Ma Lars in questo film si sdoppia anche in due diverse figure, identificandosi in entrambi i protagonisti, nell’assassino Jack ma anche nel testimone Verge, nella luce che impressiona la pellicola e nell’oscurità che consente alle immagini di crearsi. Da una parte, la luce della razionalità che può rivelarsi perversa e condurre l’umanità verso crimini e misfatti di ogni sorta, dall’altra i meandri oscuri dell’animo umano dopo possono invece celarsi preziosi grumi di sensibilità e sentimento: di questa dicotomia lancinante si nutre da sempre il cinema di Lars Von Trier, fin dai tempi dello sconvolgente Le onde del destino.

Ma, film dopo film, la casa/cinema che questo regista geniale e folle, maniacale e divisivo ha costruito davanti ai nostri occhi appare sempre più scomoda, a tratti francamente disturbante. Con un’avvertenza: a disturbare non è tanto la putrefazione della carne e il raggrumarsi del sangue, la ripetizione orrorifica del gesto violento, il risucchio mostruoso della vita che se ne va. Ciò che davvero disturba e inquieta è l’ironia feroce, senza scrupoli, che consente di affastellare la musica sublime del pianoforte di Glenn Gould e l’estetica delle rovine dell’architetto nazista Albert Speer, le citazioni colte e coltissime (dalla Divina Commedia al teatro di Jean-Paul Sartre, dai quadri di Juan Gris e Eugéne Delacroix alla poesia di William Blake) e l’immaginario pulp, anche quello di bassa e bassissima lega, più dalle parti della serie Z che dell’ormai da tempo sdoganata serie B. Un immaginario da cui sembra provenire direttamente anche lo sguardo misogino che Lars von Trier ostenta come una bandiera, per il puro gusto di provocare e dispiacere.

Senza mai perdere l’imperturbabilità, affidata allo sguardo distaccato di Matt Dillon e a una sorta di enciclopedismo polimorfo che fa capolino spesso nel film, fra cartelli che illustrano la statica delle volte a botte e filmati che illustrano le tecniche di decomposizione degli zuccheri utilizzate in viticoltura. E questi sono soltanto due piccoli esempi, che solo in parte riescono a dar conto della ricchezza straordinaria di un film folle e debordante ma anche assolutamente coerente, spericolato, intelligente, sincero fino all’autolesionismo ma anche fin troppo ruffiano, scaltrissimo in quel giocare a rimpiattino con le aspettative degli spettatori, fra provocazioni e confessioni, struggenti ammissioni di colpa e cinici sberleffi.

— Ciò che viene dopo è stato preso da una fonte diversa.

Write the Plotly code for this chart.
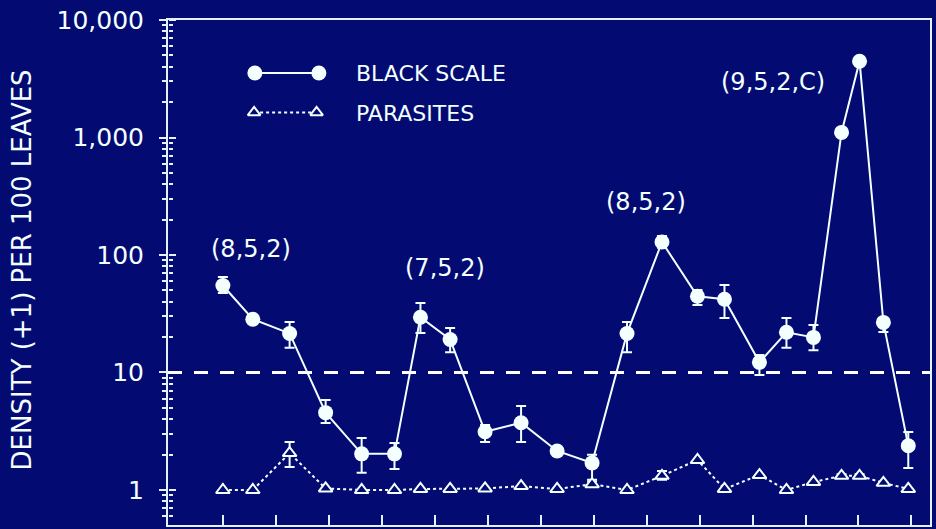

È davvero ancora più difficile del solito dare conto del cinema di Lars Von Trier senza farsi inghiottire in una sorta di maelstrom megalomane e nichilista, in cui Lars si specchia e al tempo stesso si reinventa, si rivela e inevitabilmente si nasconde. Seguendo il suo Virgilio (un Bruno Ganz meraviglioso e struggente, alla sua ultima interpretazione) fino in fondo all’inferno, e stavolta disposto (forse) finalmente a pagare per le sue tante scandalose malefatte, fuori e dentro lo schermo.

La casa di Jack, di Lars von Trier, con Matt Dillon, Bruno Ganz, Uma Thurman, Siobhan Fallon Hogan, Sofie Gråbøl, Riley Keough.